Error-Free Linear Attention is a Free Lunch: Exact Solution from Continuous-Time Dynamics
Jingdi Lei, Di Zhang, Soujanya Poria
2025-12-16
Summary
This paper introduces a new way to handle attention in long pieces of text, aiming for faster processing without losing accuracy.
What's the problem?
Traditional attention mechanisms in language models become incredibly slow and computationally expensive when dealing with very long texts. This is because the amount of processing needed increases dramatically (quadratically) as the text gets longer, creating a bottleneck for models trying to understand large amounts of information. Essentially, it takes too long to figure out which parts of the text are most important to each other.
What's the solution?
The researchers developed a new attention method called Error-Free Linear Attention (EFLA). It's based on a mathematical idea called the 'delta rule' and treats the learning process like a continuous system that evolves over time. They found a way to calculate the exact solution to this system very quickly, in linear time, meaning the processing time increases proportionally to the text length. This is achieved by recognizing a specific pattern in the calculations that allows for a direct, efficient formula, similar to a very precise method for solving equations. Importantly, this method avoids the error buildup that can happen in other fast attention techniques.
Why it matters?
This work is significant because it provides a theoretically sound and practical way to build language models that can handle very long texts efficiently. By achieving linear-time complexity without sacrificing accuracy, EFLA opens the door to more powerful and scalable language models that can better understand and process complex information, performing better in tasks like language modeling and other benchmarks.
Abstract
Linear-time attention and State Space Models (SSMs) promise to solve the quadratic cost bottleneck in long-context language models employing softmax attention. We introduce Error-Free Linear Attention (EFLA), a numerically stable, fully parallelism and generalized formulation of the delta rule. Specifically, we formulate the online learning update as a continuous-time dynamical system and prove that its exact solution is not only attainable but also computable in linear time with full parallelism. By leveraging the rank-1 structure of the dynamics matrix, we directly derive the exact closed-form solution effectively corresponding to the infinite-order Runge-Kutta method.
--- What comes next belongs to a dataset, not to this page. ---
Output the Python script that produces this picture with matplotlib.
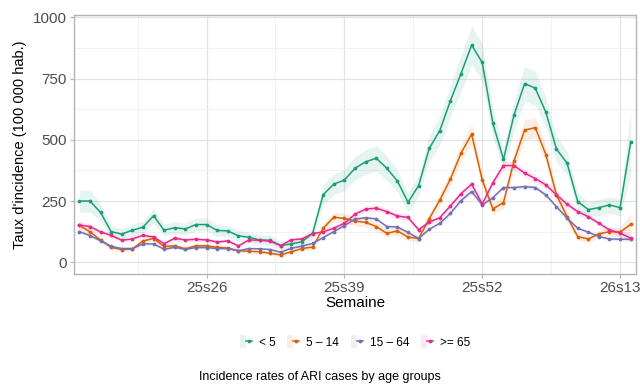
import numpy as np
import matplotlib
matplotlib.use("Agg")
import matplotlib.pyplot as plt
from matplotlib.lines import Line2D
from matplotlib.patches import Patch
from matplotlib.legend_handler import HandlerTuple

plt.rcParams['font.family'] = ['Liberation Sans', 'DejaVu Sans']

# weeks 25s14 .. 26s14
weeks = ["25s%02d" % w for w in range(14, 53)] + ["26s%02d" % w for w in range(1, 15)]
tick_weeks = ["25s26", "25s39", "25s52", "26s13"]

groups = ["< 5", "5 \u2013 14", "15 \u2013 64", ">= 65"]
colors = ["#1B9E77", "#D95F02", "#7570B3", "#E7298A"]

# incidence per 100 000
inc_lt5 = [250, 250, 204, 125, 115, 131, 143, 190, 131, 141, 136, 154, 154, 130, 128, 108, 102, 91,
           90, 68, 75, 84, 118, 276, 319, 336, 384, 410, 425, 384, 332, 245, 313, 465, 538, 660,
           771, 887, 816, 568, 420, 602, 730, 711, 613, 462, 405, 248, 215, 223, 234, 223, 491]
inc_5_14 = [151, 124, 91, 61, 52, 54, 87, 97, 64, 67, 55, 67, 67, 61, 58, 47, 45, 43,
            37, 30, 43, 56, 62, 139, 184, 179, 168, 163, 146, 118, 128, 103, 97, 178, 254, 340,
            446, 523, 336, 218, 244, 415, 540, 550, 440, 275, 186, 105, 95, 116, 125, 123, 155]
inc_15_64 = [125, 109, 88, 65, 56, 56, 75, 75, 53, 61, 53, 60, 60, 56, 56, 47, 56, 55,
             52, 41, 57, 66, 77, 101, 125, 150, 176, 182, 177, 146, 144, 122, 97, 135, 159, 200,
             252, 289, 234, 264, 305, 305, 309, 305, 275, 227, 180, 139, 123, 105, 95, 94, 94]
inc_ge65 = [152, 146, 124, 110, 90, 95, 110, 103, 76, 98, 91, 94, 91, 83, 87, 67, 91, 90,
            86, 68, 92, 95, 117, 124, 139, 159, 196, 217, 221, 207, 189, 183, 133, 164, 182, 230,
            280, 319, 238, 325, 395, 395, 364, 342, 316, 275, 237, 207, 186, 159, 132, 119, 98]

# half width of the confidence band
hw_lt5 = [45, 45, 35, 25, 22, 24, 25, 30, 24, 25, 24, 26, 26, 24, 24, 22, 21, 20,
          20, 18, 18, 20, 24, 40, 42, 44, 48, 50, 52, 50, 45, 38, 42, 52, 58, 65,
          72, 80, 75, 58, 48, 62, 70, 70, 62, 52, 48, 35, 32, 32, 34, 34, 130]
hw_5_14 = [18, 16, 13, 10, 10, 10, 12, 13, 10, 10, 10, 10, 10, 10, 10, 9, 9, 9,
           8, 8, 9, 10, 11, 17, 20, 20, 19, 19, 18, 16, 17, 15, 14, 20, 25, 30,
           35, 40, 30, 24, 25, 35, 42, 42, 36, 28, 22, 16, 15, 16, 18, 20, 45]
hw_15_64 = [7, 6, 5, 5, 4, 4, 5, 5, 4, 4, 4, 4, 4, 4, 4, 4, 4, 4,
            4, 4, 4, 5, 5, 6, 6, 7, 7, 7, 7, 6, 6, 6, 5, 6, 7, 8,
            9, 9, 8, 9, 9, 9, 9, 9, 9, 8, 7, 7, 6, 6, 6, 7, 10]
hw_ge65 = [12, 11, 10, 9, 8, 8, 9, 9, 8, 9, 8, 8, 8, 8, 8, 7, 8, 8,
           8, 7, 8, 8, 9, 10, 10, 11, 12, 13, 13, 12, 12, 12, 10, 11, 12, 14,
           15, 16, 14, 16, 18, 18, 17, 16, 16, 15, 14, 13, 12, 12, 12, 13, 18]

series = [inc_lt5, inc_5_14, inc_15_64, inc_ge65]
halfw = [hw_lt5, hw_5_14, hw_15_64, hw_ge65]

fig = plt.figure(figsize=(6.4, 3.84), dpi=100)
ax = fig.add_axes([74 / 640, 1 - 274 / 384, 562 / 640, 259 / 384])

x = np.arange(len(weeks))
for vals, hw, col in zip(series, halfw, colors):
    v = np.array(vals, dtype=float)
    h = np.array(hw, dtype=float)
    ax.fill_between(x, v - h, v + h, color=col, alpha=0.11, lw=0, zorder=2)
for vals, col in zip(series, colors):
    ax.plot(x, vals, color=col, lw=1.1, marker='o', ms=1.7, zorder=3)

ax.set_xlim(-0.5, len(weeks) - 0.5)
ax.set_ylim(-48, 1010)
ax.set_xticks([weeks.index(w) for w in tick_weeks])
ax.set_xticklabels(tick_weeks)
ax.set_xticks([weeks.index(w) - 6.5 for w in tick_weeks], minor=True)
ax.set_yticks([0, 250, 500, 750, 1000])
ax.set_yticks([125, 375, 625, 875], minor=True)

ax.grid(which='major', color='#E3E3E3', lw=0.9, zorder=0)
ax.grid(which='minor', color='#F0F0F0', lw=0.6, zorder=0)
ax.set_axisbelow(True)
for s in ax.spines.values():
    s.set_color('#B3B3B3')
    s.set_linewidth(1.0)
ax.tick_params(which='major', length=3, color='#B3B3B3', labelsize=11, labelcolor='#4D4D4D', pad=2)
ax.tick_params(which='minor', length=0)

ax.set_xlabel("Semaine", fontsize=11, labelpad=1)
ax.set_ylabel("Taux d'incidence (100 000 hab.)", fontsize=10.5, labelpad=4)

handles = [(Patch(facecolor=c, alpha=0.11, lw=0),
            Line2D([], [], color=c, lw=1.1, marker='o', ms=1.7)) for c in colors]
fig.legend(handles, groups, handler_map={tuple: HandlerTuple(ndivide=None, pad=0)},
           loc='center', bbox_to_anchor=(355 / 640, 1 - 342 / 384), ncol=4, frameon=False,
           fontsize=8.5, handlelength=1.0, handleheight=1.3, handletextpad=0.6,
           columnspacing=1.0)

fig.text(0.5, 1 - 377 / 384, "Incidence rates of ARI cases by age groups",
         ha='center', va='center', fontsize=9)

fig.savefig("out.png", dpi=100)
This attention mechanism is theoretically free from error accumulation, perfectly capturing the continuous dynamics while preserving the linear-time complexity. Through an extensive suite of experiments, we show that EFLA enables robust performance in noisy environments, achieving lower language modeling perplexity and superior downstream benchmark performance than DeltaNet without introducing additional parameters. Our work provides a new theoretical foundation for building high-fidelity, scalable linear-time attention models.